Originally developed for microarray data, limma provides functions for linear modeling and differential expression.

if (!any(rownames(installed.packages()) == "limma")){
  BiocManager::install("limma")
}
library(limma)

topGO

Test gene ontology (GO) term enrichment while accounting for the topology of the GO graph.

if (!any(rownames(installed.packages()) == "topGO")){
  BiocManager::install("topGO")
}
library(topGO)

remotes

Some packages (or versions of packages) cannot be installed through Bioconductor. The remotes package contains tools for installing packages from a number of repositories, including GitHub.

if (!any(rownames(installed.packages()) == "remotes")){
  utils::install.packages("remotes")
}
library(remotes)

ape

Analysis of Phylogenetics and Evolution (ape) is used to generate and manipulate phylogenetic trees. In this workshop, we will be using ape to investigate the relationships between clusters.

if (!any(rownames(installed.packages()) == "ape")){
  utils::install.packages("ape")
}
library(ape)

DoubletFinder

DoubletFinder detects multiplets within single cell or nucleus data.

if (!any(rownames(installed.packages()) == "DoubletFinder")){
  remotes::install_github('chris-mcginnis-ucsf/DoubletFinder')
}
library(DoubletFinder)

openxlsx

The openxlsx package is a suite of tools for reading and writing .xlsx files.

if (!any(rownames(installed.packages()) == "openxlsx")){
  BiocManager::install("openxlsx")
}
library(openxlsx)

HGNChelper

Both R and Excel can introduce changes to gene symbols. HGNChelper can correct gene symbols that have been altered, and convert gene symbols to valid R names.
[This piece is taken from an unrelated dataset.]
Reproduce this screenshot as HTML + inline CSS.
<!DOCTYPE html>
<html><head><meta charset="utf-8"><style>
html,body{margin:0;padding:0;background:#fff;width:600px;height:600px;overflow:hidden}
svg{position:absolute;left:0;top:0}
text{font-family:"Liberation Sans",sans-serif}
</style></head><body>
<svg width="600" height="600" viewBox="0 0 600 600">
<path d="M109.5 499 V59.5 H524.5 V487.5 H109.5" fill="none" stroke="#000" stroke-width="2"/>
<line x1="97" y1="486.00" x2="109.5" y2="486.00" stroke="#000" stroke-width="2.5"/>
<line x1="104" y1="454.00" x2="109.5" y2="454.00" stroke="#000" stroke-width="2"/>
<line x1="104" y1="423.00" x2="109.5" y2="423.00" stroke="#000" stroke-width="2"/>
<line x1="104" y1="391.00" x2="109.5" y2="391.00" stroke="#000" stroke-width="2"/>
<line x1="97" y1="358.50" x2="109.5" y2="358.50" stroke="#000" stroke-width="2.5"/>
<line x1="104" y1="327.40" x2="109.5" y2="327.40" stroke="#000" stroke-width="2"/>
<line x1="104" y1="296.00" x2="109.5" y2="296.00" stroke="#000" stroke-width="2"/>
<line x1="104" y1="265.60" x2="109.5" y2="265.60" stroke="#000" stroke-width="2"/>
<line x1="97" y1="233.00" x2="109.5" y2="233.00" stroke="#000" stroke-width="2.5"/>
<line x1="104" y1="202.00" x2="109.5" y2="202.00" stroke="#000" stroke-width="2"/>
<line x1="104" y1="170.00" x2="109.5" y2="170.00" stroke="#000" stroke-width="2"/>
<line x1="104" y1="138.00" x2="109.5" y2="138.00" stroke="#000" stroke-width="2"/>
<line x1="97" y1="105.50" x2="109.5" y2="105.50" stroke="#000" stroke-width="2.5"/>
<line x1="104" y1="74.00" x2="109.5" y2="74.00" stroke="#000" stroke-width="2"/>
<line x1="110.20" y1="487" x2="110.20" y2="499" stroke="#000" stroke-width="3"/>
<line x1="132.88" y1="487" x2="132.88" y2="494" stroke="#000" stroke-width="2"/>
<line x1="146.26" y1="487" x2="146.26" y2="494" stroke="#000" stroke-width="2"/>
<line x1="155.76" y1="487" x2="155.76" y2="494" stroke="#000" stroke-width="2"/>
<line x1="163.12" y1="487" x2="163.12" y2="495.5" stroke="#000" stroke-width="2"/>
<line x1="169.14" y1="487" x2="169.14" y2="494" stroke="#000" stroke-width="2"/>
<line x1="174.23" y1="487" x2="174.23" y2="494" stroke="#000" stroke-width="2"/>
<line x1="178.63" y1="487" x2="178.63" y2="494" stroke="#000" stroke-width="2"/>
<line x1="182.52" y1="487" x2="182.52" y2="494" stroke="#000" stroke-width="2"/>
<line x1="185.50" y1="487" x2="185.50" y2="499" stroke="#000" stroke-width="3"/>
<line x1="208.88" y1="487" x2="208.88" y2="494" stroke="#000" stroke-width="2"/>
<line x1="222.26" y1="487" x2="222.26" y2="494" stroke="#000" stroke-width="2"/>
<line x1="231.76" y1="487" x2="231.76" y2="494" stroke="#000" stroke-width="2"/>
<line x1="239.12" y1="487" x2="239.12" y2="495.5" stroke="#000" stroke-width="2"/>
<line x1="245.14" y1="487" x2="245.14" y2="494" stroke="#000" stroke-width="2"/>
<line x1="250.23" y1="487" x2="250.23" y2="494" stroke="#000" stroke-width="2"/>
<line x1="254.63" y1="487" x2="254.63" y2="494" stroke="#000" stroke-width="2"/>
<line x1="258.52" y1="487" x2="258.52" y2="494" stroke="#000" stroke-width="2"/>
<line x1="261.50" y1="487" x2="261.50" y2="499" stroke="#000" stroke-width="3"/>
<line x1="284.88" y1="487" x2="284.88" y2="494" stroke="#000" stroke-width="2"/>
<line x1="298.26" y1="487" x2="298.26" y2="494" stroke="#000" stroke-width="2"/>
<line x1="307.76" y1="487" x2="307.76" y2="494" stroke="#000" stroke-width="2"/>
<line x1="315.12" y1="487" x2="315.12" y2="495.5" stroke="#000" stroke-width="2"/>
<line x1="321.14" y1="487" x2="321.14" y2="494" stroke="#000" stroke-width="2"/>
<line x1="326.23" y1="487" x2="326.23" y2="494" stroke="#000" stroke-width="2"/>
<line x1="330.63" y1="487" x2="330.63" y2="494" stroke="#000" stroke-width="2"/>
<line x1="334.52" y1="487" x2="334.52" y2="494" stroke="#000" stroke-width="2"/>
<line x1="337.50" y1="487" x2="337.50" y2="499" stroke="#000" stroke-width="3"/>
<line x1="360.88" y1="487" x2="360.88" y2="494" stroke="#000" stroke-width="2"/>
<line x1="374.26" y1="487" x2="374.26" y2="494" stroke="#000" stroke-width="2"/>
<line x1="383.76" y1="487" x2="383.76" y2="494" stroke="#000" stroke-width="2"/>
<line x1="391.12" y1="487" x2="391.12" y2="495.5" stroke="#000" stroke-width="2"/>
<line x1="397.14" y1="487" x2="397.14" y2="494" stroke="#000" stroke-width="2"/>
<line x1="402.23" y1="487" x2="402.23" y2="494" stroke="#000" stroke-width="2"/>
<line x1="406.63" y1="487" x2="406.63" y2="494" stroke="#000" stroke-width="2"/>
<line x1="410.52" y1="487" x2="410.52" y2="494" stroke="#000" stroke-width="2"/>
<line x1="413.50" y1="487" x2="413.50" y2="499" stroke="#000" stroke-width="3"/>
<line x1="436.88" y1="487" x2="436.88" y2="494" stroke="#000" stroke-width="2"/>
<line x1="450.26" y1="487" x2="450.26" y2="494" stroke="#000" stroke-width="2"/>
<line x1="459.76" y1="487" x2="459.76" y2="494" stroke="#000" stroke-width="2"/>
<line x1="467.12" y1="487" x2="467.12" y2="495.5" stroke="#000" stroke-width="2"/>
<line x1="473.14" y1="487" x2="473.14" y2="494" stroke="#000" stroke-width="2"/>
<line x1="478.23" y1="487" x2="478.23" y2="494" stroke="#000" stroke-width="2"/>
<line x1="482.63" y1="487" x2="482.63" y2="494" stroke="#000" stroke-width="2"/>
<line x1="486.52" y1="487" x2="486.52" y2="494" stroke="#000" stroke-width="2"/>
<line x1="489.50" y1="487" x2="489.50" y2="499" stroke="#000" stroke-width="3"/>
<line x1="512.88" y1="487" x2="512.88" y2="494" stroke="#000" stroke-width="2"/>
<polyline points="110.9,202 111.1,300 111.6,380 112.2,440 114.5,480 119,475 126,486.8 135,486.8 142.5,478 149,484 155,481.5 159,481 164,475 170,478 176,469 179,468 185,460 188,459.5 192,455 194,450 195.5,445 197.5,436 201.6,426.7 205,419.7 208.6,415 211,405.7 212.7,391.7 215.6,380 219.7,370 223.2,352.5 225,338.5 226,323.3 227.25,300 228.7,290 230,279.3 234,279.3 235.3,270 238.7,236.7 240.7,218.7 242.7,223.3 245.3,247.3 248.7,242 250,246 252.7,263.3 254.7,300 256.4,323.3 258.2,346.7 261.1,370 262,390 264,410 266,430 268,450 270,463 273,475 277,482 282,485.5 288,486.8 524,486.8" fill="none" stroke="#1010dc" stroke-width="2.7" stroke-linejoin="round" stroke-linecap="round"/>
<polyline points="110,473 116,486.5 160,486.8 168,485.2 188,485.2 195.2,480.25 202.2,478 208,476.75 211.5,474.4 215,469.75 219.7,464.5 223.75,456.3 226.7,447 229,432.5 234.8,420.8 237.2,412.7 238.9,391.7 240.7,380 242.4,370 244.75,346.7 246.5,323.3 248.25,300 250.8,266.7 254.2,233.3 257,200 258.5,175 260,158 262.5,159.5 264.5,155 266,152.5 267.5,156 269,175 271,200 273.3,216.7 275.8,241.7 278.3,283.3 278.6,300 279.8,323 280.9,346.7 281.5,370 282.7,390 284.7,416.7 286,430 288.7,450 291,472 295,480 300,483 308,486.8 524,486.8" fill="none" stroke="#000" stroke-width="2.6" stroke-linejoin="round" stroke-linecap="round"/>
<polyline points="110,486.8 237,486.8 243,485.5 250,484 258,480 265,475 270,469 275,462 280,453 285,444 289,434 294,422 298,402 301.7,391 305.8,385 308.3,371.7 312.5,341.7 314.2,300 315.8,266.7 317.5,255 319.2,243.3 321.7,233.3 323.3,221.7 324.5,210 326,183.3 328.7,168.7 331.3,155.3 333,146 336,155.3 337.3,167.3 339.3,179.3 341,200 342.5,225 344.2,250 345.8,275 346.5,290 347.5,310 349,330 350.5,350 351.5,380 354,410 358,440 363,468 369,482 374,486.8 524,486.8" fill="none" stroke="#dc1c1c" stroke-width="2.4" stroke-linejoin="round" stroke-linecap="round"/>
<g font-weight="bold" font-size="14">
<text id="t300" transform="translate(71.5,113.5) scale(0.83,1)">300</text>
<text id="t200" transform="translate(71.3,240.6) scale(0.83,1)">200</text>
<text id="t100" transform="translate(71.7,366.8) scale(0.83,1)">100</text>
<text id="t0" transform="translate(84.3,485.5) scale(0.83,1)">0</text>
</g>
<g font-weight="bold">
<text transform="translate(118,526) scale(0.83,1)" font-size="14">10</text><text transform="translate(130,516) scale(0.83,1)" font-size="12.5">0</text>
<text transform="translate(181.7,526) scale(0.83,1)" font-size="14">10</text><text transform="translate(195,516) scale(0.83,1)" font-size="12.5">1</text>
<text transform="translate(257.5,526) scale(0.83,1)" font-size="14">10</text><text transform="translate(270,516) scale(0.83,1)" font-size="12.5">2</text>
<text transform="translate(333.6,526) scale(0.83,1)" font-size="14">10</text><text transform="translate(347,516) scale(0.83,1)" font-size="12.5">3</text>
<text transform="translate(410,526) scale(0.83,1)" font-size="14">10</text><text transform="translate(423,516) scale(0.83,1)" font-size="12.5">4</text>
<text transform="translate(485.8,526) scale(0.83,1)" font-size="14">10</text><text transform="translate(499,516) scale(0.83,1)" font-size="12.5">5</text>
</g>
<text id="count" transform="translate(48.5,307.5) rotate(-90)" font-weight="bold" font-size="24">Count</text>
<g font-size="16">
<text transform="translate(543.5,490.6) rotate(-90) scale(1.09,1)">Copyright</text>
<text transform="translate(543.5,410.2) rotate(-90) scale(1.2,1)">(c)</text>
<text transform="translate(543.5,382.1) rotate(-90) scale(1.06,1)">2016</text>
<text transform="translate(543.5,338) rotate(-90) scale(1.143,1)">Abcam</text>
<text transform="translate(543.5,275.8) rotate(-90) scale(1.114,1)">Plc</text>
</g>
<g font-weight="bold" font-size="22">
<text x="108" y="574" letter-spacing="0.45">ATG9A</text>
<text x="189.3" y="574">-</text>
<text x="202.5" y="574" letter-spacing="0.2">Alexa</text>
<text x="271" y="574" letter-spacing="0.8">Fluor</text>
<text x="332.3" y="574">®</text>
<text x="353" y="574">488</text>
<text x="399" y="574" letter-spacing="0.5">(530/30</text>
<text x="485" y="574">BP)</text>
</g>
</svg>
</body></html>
if (!any(rownames(installed.packages()) == "HGNChelper")){
  BiocManager::install("HGNChelper")
}
library(HGNChelper)

Verfiy installation

Finally, we can get the session info to ensure that all of the packages were installed and loaded correctly.

sessionInfo()

Download materials and prepare for the next section

In the R console run the following command to download part 1 of data analysis.
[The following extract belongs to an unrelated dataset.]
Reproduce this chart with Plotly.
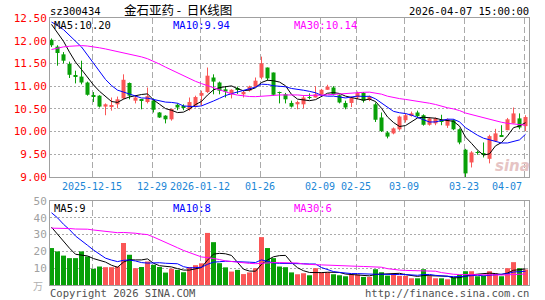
import numpy as np
import plotly.graph_objects as go

# ---------------- data ----------------
n_days = 80
tick_pos = [7, 17, 25, 35, 45, 51, 59, 69, 79]
tick_text = ["2025-12-15", "12-29", "2026-01-12", "01-26", "02-09",
             "02-25", "03-09", "03-23", "04-07"]

open_ = [12.02, 11.87, 11.70, 11.49, 11.24, 11.21, 11.08, 10.80, 10.79, 10.55,
         10.56, 10.60, 10.73, 11.07, 10.68, 10.71, 10.65, 10.68, 10.42, 10.35,
         10.27, 10.59, 10.55, 10.49, 10.57, 10.79, 10.87, 11.19, 11.08, 10.93,
         10.82, 10.94, 10.82, 10.90, 10.99, 11.19, 11.41, 11.30, 10.87, 10.82,
         10.63, 10.60, 10.60, 10.75, 10.75, 10.81, 10.92, 10.97, 10.80, 10.63,
         10.63, 10.75, 10.85, 10.70, 10.60, 10.31, 9.98, 9.96, 10.05, 10.25,
         10.36, 10.42, 10.36, 10.15, 10.18, 10.25, 10.13, 10.25, 10.05, 9.60,
         9.32, 9.55, 9.51, 9.40, 9.79, 9.91, 10.03, 10.18, 10.29, 10.12]
high = [12.05, 11.90, 11.75, 11.54, 11.34, 11.56, 11.10, 10.87, 10.80, 10.62,
        10.75, 10.77, 11.26, 11.08, 10.80, 10.71, 10.97, 10.73, 10.43, 10.36,
        10.49, 10.62, 10.60, 10.75, 10.79, 10.90, 11.41, 11.26, 11.10, 11.00,
        10.93, 10.99, 10.90, 11.01, 11.19, 11.65, 11.41, 11.30, 10.88, 10.85,
        10.68, 10.68, 10.80, 10.84, 11.00, 10.94, 11.03, 11.00, 10.82, 10.68,
        10.77, 10.88, 10.87, 10.79, 10.64, 10.42, 10.01, 10.09, 10.35, 10.40,
        10.44, 10.46, 10.38, 10.31, 10.31, 10.37, 10.29, 10.27, 10.07, 9.62,
        9.57, 9.58, 9.76, 9.93, 10.06, 10.14, 10.30, 10.53, 10.40, 10.36]
low = [11.86, 11.45, 11.50, 11.18, 11.06, 11.04, 10.79, 10.65, 10.53, 10.36,
       10.46, 10.51, 10.71, 10.71, 10.62, 10.49, 10.62, 10.42, 10.30, 10.18,
       10.24, 10.47, 10.47, 10.46, 10.53, 10.57, 10.85, 10.82, 10.82, 10.75,
       10.73, 10.83, 10.75, 10.88, 10.98, 11.15, 11.12, 10.79, 10.62, 10.62,
       10.53, 10.49, 10.51, 10.71, 10.75, 10.79, 10.92, 10.80, 10.62, 10.49,
       10.54, 10.71, 10.64, 10.67, 10.21, 9.99, 9.85, 9.94, 10.02, 10.20,
       10.33, 10.30, 10.13, 10.13, 10.14, 10.14, 10.08, 10.03, 9.72, 8.99,
       9.21, 9.49, 9.43, 9.30, 9.77, 9.89, 10.03, 10.18, 10.05, 10.01]
close = [11.90, 11.73, 11.56, 11.25, 11.21, 11.08, 10.81, 10.78, 10.55, 10.60,
         10.57, 10.71, 11.14, 10.79, 10.75, 10.69, 10.78, 10.48, 10.31, 10.27,
         10.50, 10.53, 10.53, 10.65, 10.76, 10.85, 11.23, 11.10, 10.90, 10.88,
         10.92, 10.92, 10.87, 10.99, 11.12, 11.50, 11.17, 10.81, 10.85, 10.71,
         10.55, 10.65, 10.75, 10.74, 10.82, 10.92, 10.99, 10.82, 10.64, 10.53,
         10.75, 10.85, 10.68, 10.77, 10.26, 10.01, 9.89, 10.07, 10.33, 10.36,
         10.40, 10.34, 10.15, 10.29, 10.29, 10.23, 10.27, 10.05, 9.76, 9.08,
         9.54, 9.53, 9.50, 9.90, 9.96, 9.90, 10.27, 10.40, 10.09, 10.32]
volume = [22, 20, 17.5, 16, 16, 20, 17, 9.6, 11, 10.6,
          10.6, 11, 25, 18, 10, 10.7, 14, 12, 10.7, 7.4,
          9.7, 9, 7.6, 10.7, 11.8, 12.9, 31, 25.5, 13, 10.5,
          8, 9, 6.5, 7.5, 10, 28.5, 22, 16, 11, 10.6,
          7.5, 6.4, 7, 5.8, 10, 7.6, 7.6, 6.4, 5.8, 5.2,
          6.2, 6.2, 4.8, 4.8, 9.4, 7.6, 5.6, 6.8, 5.4, 5.4,
          4, 4, 9.4, 5.2, 4, 4, 3.4, 4.6, 6, 8.2,
          8.2, 5.2, 5.6, 8.2, 6.8, 5.2, 10, 13.6, 10, 9.2]
# sessions before the visible window (estimated, needed for the moving averages)
pre_close = [10.80, 10.75, 10.85, 10.90, 10.95, 11.10, 11.20, 11.30, 11.35, 11.45,
             11.55, 11.60, 11.70, 11.75, 11.85, 12.00, 12.10, 12.20, 12.30, 12.40,
             12.45, 12.50, 12.55, 12.45, 12.35, 12.60, 12.55, 12.45, 12.30]
pre_volume = [20, 22, 18, 25, 21, 19, 24, 23, 20, 22, 26, 21, 19, 23, 25, 24,
              55, 62, 58, 58, 50, 56, 48, 54, 50, 42, 38, 36, 34]

# ---------------- derived ----------------
idx = np.arange(n_days)
o = np.array(open_); h = np.array(high); l = np.array(low); c = np.array(close)
v = np.array(volume, dtype=float)
allc = np.concatenate([pre_close, c])
allv = np.concatenate([pre_volume, v])
npre = len(pre_close)


def ma(arr, n):
    out = []
    for k in range(npre, len(arr)):
        out.append(arr[k - n + 1:k + 1].mean())
    return np.array(out)


ma5, ma10, ma30 = ma(allc, 5), ma(allc, 10), ma(allc, 30)
vma5, vma10, vma30 = ma(allv, 5), ma(allv, 10), ma(allv, 30)

RED = "#fa5656"
GREEN = "#08a008"
up = c >= o
colors = [RED if u else GREEN for u in up]

MONO = "DejaVu Sans Mono"
NB = "\u00a0"
W, H = 545, 300
L, R, T, B = 50, 16, 18, 15
PW, PH = W - L - R, H - T - B
main_bottom_px, vol_top_px = 177, 201


def px2paper(x, y):
    return (x - L) / PW, (H - B - y) / PH


fig = go.Figure()

# wicks
for col, mask in ((RED, up), (GREEN, ~up)):
    xs, ys = [], []
    for i in idx[mask]:
        xs += [i, i, None]
        ys += [l[i], h[i], None]
    fig.add_trace(go.Scatter(x=xs, y=ys, mode="lines", line=dict(color=col, width=1),
                             hoverinfo="skip", showlegend=False, xaxis="x", yaxis="y"))

# bodies
body = np.maximum(np.abs(c - o), 0.02)
fig.add_trace(go.Bar(x=idx, y=body, base=np.minimum(o, c), width=0.67,
                     marker=dict(color=colors, line=dict(width=0)),
                     showlegend=False, xaxis="x", yaxis="y"))

# price MAs
for series, col in ((ma5, "#000000"), (ma10, "#0000ff"), (ma30, "#ff00ff")):
    fig.add_trace(go.Scatter(x=idx, y=series, mode="lines", line=dict(color=col, width=1),
                             showlegend=False, xaxis="x", yaxis="y"))

# volume
fig.add_trace(go.Bar(x=idx, y=v, width=0.83, marker=dict(color=colors, line=dict(width=0)),
                     showlegend=False, xaxis="x2", yaxis="y2"))
for series, col in ((vma5, "#000000"), (vma10, "#0000ff"), (vma30, "#ff00ff")):
    fig.add_trace(go.Scatter(x=idx, y=series, mode="lines", line=dict(color=col, width=1),
                             showlegend=False, xaxis="x2", yaxis="y2"))

xr = [-0.25, n_days - 1 + 0.58]
grid_v = dict(showgrid=True, gridcolor="#aaaaaa", gridwidth=1, griddash="6px,3px")
grid_h = dict(showgrid=True, gridcolor="#aaaaaa", gridwidth=1, griddash="2px,2px")
line_box = dict(showline=True, linecolor="#a0a0a0", linewidth=1, mirror=True,
                automargin=False)

price_ticks = [9.0 + 0.5 * k for k in range(8)]
vol_ticks = [10, 20, 30, 40, 50]
main_dom_lo = (H - B - main_bottom_px) / PH
vol_dom_hi = (H - B - vol_top_px) / PH

DATE_COLOR = "#1b86d6"
# the last date label is drawn separately, right-aligned at its grid line
shown_ticks = tick_text[:-1] + [""]

fig.update_layout(
    width=W, height=H, margin=dict(l=L, r=R, t=T, b=B, pad=0, autoexpand=False),
    paper_bgcolor="white", plot_bgcolor="white", barmode="overlay",
    showlegend=False,
    xaxis=dict(domain=[0, 1], range=xr, tickmode="array",
               tickvals=[p - 0.25 for p in tick_pos], ticktext=shown_ticks,
               tickangle=0,
               tickfont=dict(family=MONO, size=10, color=DATE_COLOR),
               ticks="", zeroline=False, anchor="y", **grid_v, **line_box),
    yaxis=dict(domain=[main_dom_lo, 1], range=[9.0, 12.5], tickmode="array",
               tickvals=price_ticks, ticktext=[f"{t:.2f}" for t in price_ticks],
               tickfont=dict(family=MONO, size=11, color="#ff0000"),
               ticks="", zeroline=False, anchor="x", **grid_h, **line_box),
    xaxis2=dict(domain=[0, 1], range=xr, tickmode="array",
                tickvals=[p - 0.25 for p in tick_pos], showticklabels=False,
                ticks="", zeroline=False, anchor="y2", **grid_v, **line_box),
    yaxis2=dict(domain=[0, vol_dom_hi], range=[0, 50], tickmode="array",
                tickvals=vol_ticks, ticktext=[str(t) for t in vol_ticks],
                tickfont=dict(family=MONO, size=11, color="#a0a0a0"),
                ticks="", zeroline=False, anchor="x2", **grid_h, **line_box),
)


def note(text, x, y, anchor="left", color="#000000", size=10.5, family=MONO, **kw):
    xp, yp = px2paper(x, y)
    fig.add_annotation(text=text, x=xp, y=yp, xref="paper", yref="paper",
                       xanchor=anchor, yanchor="middle", showarrow=False, borderpad=0,
                       font=dict(family=family, size=size, color=color), **kw)


note("sz300434", 49, 11)
note("金石亚药" + NB + "-" + NB + NB + "日K线图", 178, 9.5, anchor="center",
     family="Noto Sans CJK SC", size=12.5)
note("2026-04-07 15:00:00", 530, 11, anchor="right")
note(f"MA5:{ma5[-1]:.2f}", 53, 25)
note(f"MA10:{ma10[-1]:.2f}", 172, 25, color="#0000ff")
note(f"MA30:{ma30[-1]:.2f}", 293, 25, color="#ff00ff")
note(f"MA5:{int(vma5[-1])}", 53, 207.5)
note(f"MA10:{int(vma10[-1])}", 172, 207.5, color="#0000ff")
note(f"MA30:{int(vma30[-1])}", 293, 207.5, color="#ff00ff")
note(tick_text[-1], 523, 186, anchor="right", color=DATE_COLOR, size=10)
note("万", 44, 285, anchor="right", color="#b0b0b0", family="Noto Sans CJK SC", size=10)
note("Copyright 2026 SINA.COM", 49, 293, color="#505050")
note("http://finance.sina.com.cn", 530, 293, anchor="right", color="#505050")
note("<b><i>sina</i></b>", 512, 166, anchor="center", color="#e6c4c4",
     family="DejaVu Sans", size=15)

fig.write_html("out.html")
Markdown template document

download.file("https://raw.githubusercontent.com/ucdavis-bioinformatics-training/2023-December-Single-Cell-RNA-Seq-Analysis/main/data_analysis/01-create_object.Rmd", "01-create_object.Rmd")

Expression matrix

In Rstudio, navigate to the terminal tab (next to the console). This gives you access to a bash terminal. Run the following code, remember to change username to your own username for tadpole:


scp username@tadpole.genomecenter.ucdavis.edu:/share/workshop/scRNA_workshop/cellranger_outs/expression_data_cellranger.zip ./
unzip expression_data_cellranger.zip

Some Windows users may need to use Filezilla/WinSCP to download the file instead.

When the download and extraction are complete, you should see three folders: A001-C-007, A001-C-104 and B001-A-301. Make sure the “01-create_object.Rmd” file is in the same location.